_Your goal_
Retype all material exactly. Pictures stay out of the copy.

_Recorded data_
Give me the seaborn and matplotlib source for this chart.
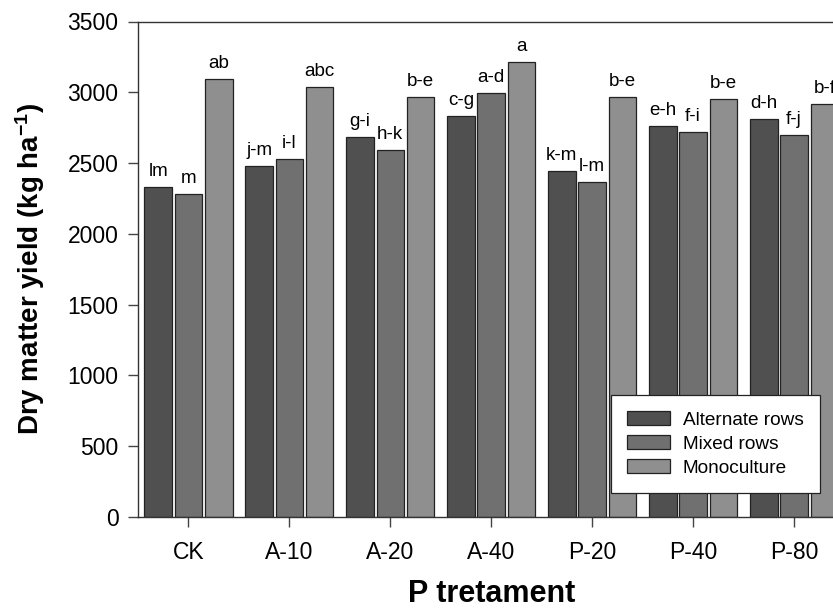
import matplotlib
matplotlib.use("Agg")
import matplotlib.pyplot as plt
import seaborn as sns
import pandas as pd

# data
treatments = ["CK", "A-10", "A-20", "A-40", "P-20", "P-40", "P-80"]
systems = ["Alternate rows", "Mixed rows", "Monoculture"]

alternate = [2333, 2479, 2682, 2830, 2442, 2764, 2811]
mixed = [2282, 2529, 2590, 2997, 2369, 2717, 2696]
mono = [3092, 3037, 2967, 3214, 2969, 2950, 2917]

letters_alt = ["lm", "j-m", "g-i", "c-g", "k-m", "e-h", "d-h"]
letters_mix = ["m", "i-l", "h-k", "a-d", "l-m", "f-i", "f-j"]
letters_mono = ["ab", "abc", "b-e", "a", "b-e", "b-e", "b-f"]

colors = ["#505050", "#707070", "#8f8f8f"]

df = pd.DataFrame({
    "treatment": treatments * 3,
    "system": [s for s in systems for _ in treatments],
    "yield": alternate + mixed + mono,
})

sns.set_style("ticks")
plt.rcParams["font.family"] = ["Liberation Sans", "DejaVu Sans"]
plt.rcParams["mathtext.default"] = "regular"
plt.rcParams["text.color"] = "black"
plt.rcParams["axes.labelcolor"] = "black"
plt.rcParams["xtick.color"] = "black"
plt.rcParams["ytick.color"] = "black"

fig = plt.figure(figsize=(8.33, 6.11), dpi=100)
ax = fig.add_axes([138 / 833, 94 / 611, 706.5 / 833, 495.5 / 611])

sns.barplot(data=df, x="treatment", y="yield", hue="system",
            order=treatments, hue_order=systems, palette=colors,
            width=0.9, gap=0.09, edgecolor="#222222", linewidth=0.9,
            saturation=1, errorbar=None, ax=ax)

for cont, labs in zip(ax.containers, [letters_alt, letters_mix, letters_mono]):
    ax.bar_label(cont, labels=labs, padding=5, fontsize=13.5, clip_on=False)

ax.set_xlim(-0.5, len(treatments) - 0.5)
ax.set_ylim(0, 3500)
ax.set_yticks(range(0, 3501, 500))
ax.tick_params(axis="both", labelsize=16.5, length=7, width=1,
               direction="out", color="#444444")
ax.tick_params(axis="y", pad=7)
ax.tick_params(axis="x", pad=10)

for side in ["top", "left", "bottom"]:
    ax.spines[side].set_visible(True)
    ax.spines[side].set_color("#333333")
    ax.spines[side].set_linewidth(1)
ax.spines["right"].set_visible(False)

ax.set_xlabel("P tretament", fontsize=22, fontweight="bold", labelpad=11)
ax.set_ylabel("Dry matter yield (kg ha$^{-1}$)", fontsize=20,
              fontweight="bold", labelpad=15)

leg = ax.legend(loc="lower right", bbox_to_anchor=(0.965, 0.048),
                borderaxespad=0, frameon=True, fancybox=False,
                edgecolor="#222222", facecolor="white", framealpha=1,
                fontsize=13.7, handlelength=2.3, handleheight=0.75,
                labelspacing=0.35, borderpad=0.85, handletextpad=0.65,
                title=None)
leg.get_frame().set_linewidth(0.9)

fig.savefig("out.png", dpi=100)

_Exercise solution_
Give me the seaborn and matplotlib source for this chart.
import matplotlib
matplotlib.use("Agg")
import matplotlib.pyplot as plt
import seaborn as sns
import pandas as pd

# data
treatments = ["CK", "A-10", "A-20", "A-40", "P-20", "P-40", "P-80"]
systems = ["Alternate rows", "Mixed rows", "Monoculture"]

alternate = [2333, 2479, 2682, 2830, 2442, 2764, 2811]
mixed = [2282, 2529, 2590, 2997, 2369, 2717, 2696]
mono = [3092, 3037, 2967, 3214, 2969, 2950, 2917]

letters_alt = ["lm", "j-m", "g-i", "c-g", "k-m", "e-h", "d-h"]
letters_mix = ["m", "i-l", "h-k", "a-d", "l-m", "f-i", "f-j"]
letters_mono = ["ab", "abc", "b-e", "a", "b-e", "b-e", "b-f"]

colors = ["#505050", "#707070", "#8f8f8f"]

df = pd.DataFrame({
    "treatment": treatments * 3,
    "system": [s for s in systems for _ in treatments],
    "yield": alternate + mixed + mono,
})

sns.set_style("ticks")
plt.rcParams["font.family"] = ["Liberation Sans", "DejaVu Sans"]
plt.rcParams["mathtext.default"] = "regular"
plt.rcParams["text.color"] = "black"
plt.rcParams["axes.labelcolor"] = "black"
plt.rcParams["xtick.color"] = "black"
plt.rcParams["ytick.color"] = "black"

fig = plt.figure(figsize=(8.33, 6.11), dpi=100)
ax = fig.add_axes([138 / 833, 94 / 611, 706.5 / 833, 495.5 / 611])

sns.barplot(data=df, x="treatment", y="yield", hue="system",
            order=treatments, hue_order=systems, palette=colors,
            width=0.9, gap=0.09, edgecolor="#222222", linewidth=0.9,
            saturation=1, errorbar=None, ax=ax)

for cont, labs in zip(ax.containers, [letters_alt, letters_mix, letters_mono]):
    ax.bar_label(cont, labels=labs, padding=5, fontsize=13.5, clip_on=False)

ax.set_xlim(-0.5, len(treatments) - 0.5)
ax.set_ylim(0, 3500)
ax.set_yticks(range(0, 3501, 500))
ax.tick_params(axis="both", labelsize=16.5, length=7, width=1,
               direction="out", color="#444444")
ax.tick_params(axis="y", pad=7)
ax.tick_params(axis="x", pad=10)

for side in ["top", "left", "bottom"]:
    ax.spines[side].set_visible(True)
    ax.spines[side].set_color("#333333")
    ax.spines[side].set_linewidth(1)
ax.spines["right"].set_visible(False)

ax.set_xlabel("P tretament", fontsize=22, fontweight="bold", labelpad=11)
ax.set_ylabel("Dry matter yield (kg ha$^{-1}$)", fontsize=20,
              fontweight="bold", labelpad=15)

leg = ax.legend(loc="lower right", bbox_to_anchor=(0.965, 0.048),
                borderaxespad=0, frameon=True, fancybox=False,
                edgecolor="#222222", facecolor="white", framealpha=1,
                fontsize=13.7, handlelength=2.3, handleheight=0.75,
                labelspacing=0.35, borderpad=0.85, handletextpad=0.65,
                title=None)
leg.get_frame().set_linewidth(0.9)

fig.savefig("out.png", dpi=100)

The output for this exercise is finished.